Monday, Tuesday, and Friday saw the now usual “no volatility” days – while bears finally saw some action on Wednesday, bulls came right back Thursday with even bigger gains. So while we have been cautious on the market for 3 weeks now all that has meant is consolidation in the market (granted the Russell 2000 has taken some hits). For the week the S&P 500 fell 0.3% while the NASDAQ gained 0.5%. Economic news was light (we cover retail sales below), and earnings are coming to their tail end so we are in a bit of a news vacuum as negotiations about the tax reform bills will take the reigns.
Retail sales slowed in October, rising only 0.2%, after a sharp gain in the prior month.
Sales rose a revised 1.9% in September, up from the prior estimate of a 1.6% gain, boosted by post-hurricane spending. Excluding autos, sales rose 0.1% after a 1.2% gain in September. Economists were expecting a 0.2% gain. Sales excluding autos and gasoline climbed 0.3% after being up 0.6% in the prior month.
The housing sector has been incredibly strong in this leg of the rally.
Here is the 5 day weekly “intraday” chart of the S&P 500 .. via Jill Mislinski.
Thanksgiving is usually a feel good week in the market, as shown by Bespoke.
Since 1945, the S&P 500 has seen an average gain of 0.64% during Thanksgiving week, and in years where the S&P 500 was already up over 10% YTD, Thanksgiving week was even stronger with an average gain of 0.76%. Under both scenarios, the S&P 500 has also been in the black during this period 75% of the time.
The week ahead…
Cluck Cluck! Janet Yellen has a speech Tuesday, and minutes from the prior Federal Reserve meeting will be released Wednesday. Markets will be closed Thursday and only open part of the day Friday. Items such as durable goods and existing home sales will be released, but most people on Wall Street will be too busy shopping on Amazon and making Jeff Bezos more wealthy to pay much attention.
Interesting holiday spending data and projections here.
Short term: The S&P 500 dared to fall below the 20 day moving average on a closing basis Wednesday — for the first time since August!
The Russell 2000 was week the prior week and a half but rallied nicely Thursday and Friday.
The NYSE McClellan Oscillator has been in the red for quite a few weeks so that puts us in a cautious mood.
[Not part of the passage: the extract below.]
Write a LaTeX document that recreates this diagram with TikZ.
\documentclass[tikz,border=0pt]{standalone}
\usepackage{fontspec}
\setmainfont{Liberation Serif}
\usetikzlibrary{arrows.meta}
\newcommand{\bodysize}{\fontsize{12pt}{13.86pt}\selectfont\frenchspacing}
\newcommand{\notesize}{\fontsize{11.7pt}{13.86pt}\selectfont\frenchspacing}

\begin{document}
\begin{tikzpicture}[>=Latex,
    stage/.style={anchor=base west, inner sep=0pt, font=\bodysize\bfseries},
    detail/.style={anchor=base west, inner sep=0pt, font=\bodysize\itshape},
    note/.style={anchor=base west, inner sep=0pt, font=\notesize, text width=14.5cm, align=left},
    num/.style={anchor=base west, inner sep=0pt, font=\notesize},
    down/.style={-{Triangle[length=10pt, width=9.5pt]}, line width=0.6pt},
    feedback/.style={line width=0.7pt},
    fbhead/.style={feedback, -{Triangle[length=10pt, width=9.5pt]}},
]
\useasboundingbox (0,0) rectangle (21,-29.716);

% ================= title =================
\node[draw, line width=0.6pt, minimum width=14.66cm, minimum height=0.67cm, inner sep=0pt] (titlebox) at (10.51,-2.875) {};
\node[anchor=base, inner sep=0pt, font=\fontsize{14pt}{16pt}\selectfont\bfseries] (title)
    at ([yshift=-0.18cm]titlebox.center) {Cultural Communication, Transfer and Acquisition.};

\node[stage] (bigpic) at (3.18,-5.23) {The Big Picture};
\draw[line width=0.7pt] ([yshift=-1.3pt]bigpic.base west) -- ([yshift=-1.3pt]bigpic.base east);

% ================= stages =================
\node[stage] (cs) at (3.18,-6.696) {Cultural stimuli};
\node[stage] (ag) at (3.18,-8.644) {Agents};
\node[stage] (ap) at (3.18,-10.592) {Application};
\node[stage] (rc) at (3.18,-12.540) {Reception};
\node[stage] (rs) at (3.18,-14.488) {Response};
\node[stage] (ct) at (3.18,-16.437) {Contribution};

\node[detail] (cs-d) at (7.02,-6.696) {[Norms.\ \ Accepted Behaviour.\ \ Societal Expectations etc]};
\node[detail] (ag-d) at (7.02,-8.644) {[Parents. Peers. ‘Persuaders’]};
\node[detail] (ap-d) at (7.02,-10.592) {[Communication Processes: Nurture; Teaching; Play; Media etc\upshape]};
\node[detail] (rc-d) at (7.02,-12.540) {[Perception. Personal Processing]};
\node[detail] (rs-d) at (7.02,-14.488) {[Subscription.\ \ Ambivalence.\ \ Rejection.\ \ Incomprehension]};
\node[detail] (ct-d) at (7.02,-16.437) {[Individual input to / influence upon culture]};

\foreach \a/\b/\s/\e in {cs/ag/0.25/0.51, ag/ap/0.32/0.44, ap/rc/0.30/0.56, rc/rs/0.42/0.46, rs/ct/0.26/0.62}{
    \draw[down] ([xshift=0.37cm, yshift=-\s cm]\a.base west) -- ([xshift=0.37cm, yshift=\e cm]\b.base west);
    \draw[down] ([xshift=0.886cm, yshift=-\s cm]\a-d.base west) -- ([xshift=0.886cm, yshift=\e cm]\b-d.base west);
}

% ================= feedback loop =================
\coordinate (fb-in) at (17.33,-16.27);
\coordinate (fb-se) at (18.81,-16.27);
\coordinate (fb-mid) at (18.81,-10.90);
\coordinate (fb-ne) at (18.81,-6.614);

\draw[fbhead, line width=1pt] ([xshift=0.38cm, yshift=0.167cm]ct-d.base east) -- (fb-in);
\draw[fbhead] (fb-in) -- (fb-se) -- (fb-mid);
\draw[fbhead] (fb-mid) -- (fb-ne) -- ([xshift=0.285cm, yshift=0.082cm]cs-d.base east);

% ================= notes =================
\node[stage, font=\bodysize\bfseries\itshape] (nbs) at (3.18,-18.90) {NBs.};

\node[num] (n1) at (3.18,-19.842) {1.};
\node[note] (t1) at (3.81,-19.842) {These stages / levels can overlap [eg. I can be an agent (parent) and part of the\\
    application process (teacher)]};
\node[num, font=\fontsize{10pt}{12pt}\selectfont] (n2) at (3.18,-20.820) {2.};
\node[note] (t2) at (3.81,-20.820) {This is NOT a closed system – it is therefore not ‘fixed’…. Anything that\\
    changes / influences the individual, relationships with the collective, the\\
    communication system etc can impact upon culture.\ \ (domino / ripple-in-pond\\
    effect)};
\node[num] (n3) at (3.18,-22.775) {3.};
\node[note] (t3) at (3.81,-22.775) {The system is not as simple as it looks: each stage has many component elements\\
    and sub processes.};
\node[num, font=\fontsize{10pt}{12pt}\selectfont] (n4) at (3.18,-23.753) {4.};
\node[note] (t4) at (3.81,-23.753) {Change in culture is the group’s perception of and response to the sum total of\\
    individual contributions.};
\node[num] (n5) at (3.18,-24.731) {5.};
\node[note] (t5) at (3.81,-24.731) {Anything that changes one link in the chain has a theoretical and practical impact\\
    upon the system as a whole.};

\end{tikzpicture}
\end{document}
It is at its highest level in a few weeks so a near term rally might turn it back to black next week – after all it’s Thanksgiving week!
Long term: Unicorns and rainbows continue.
Charts of interest / Big Movers:
On Monday, General Electric (GE) skidded 7.2% after the conglomerate announced plans to cut its dividend by half, with the company saying the move will help its effort to drive up growth and value for shareholders. Boy, for a blue chip this chart looks just about opposite of the major markets!
Mattel (MAT) jumped 21% in the wake of a report late Friday that rival toy maker Hasbro (HAS) had made a takeover offer.
Tuesday, Buffalo Wild Wings (BWLD) ended up 24% as The Wall Street Journal reported on Monday that a private-equity firm had bid more than $2.3 billion for the restaurant chain.
Advance Auto Parts (AAP) rose more than 16% Tuesday after reporting a profit beat that offset a sales miss.
Wednesday, Target (TGT) dropped 9.9% after the retailer’s fiscal third-quarter profit and sales beat expectations, but the company offered a downbeat profit outlook for the current quarter and said it expected a “highly competitive” environment for holiday sales. It did gain much of that back Friday.
Meanwhile Walmart (WMT) climbed 11% Thursday in the wake of the retailer posting stronger-than-expected earnings.
NetApp (NTAP) soared 16% after the data-storage company’s better-than-expected results late Wednesday.
Friday, Foot Locker (FL) jumped 28% after the athletic footwear retailer reported fiscal third-quarter profit and sales that fell less than expected.
Have a great week and we’ll see you back here Sunday!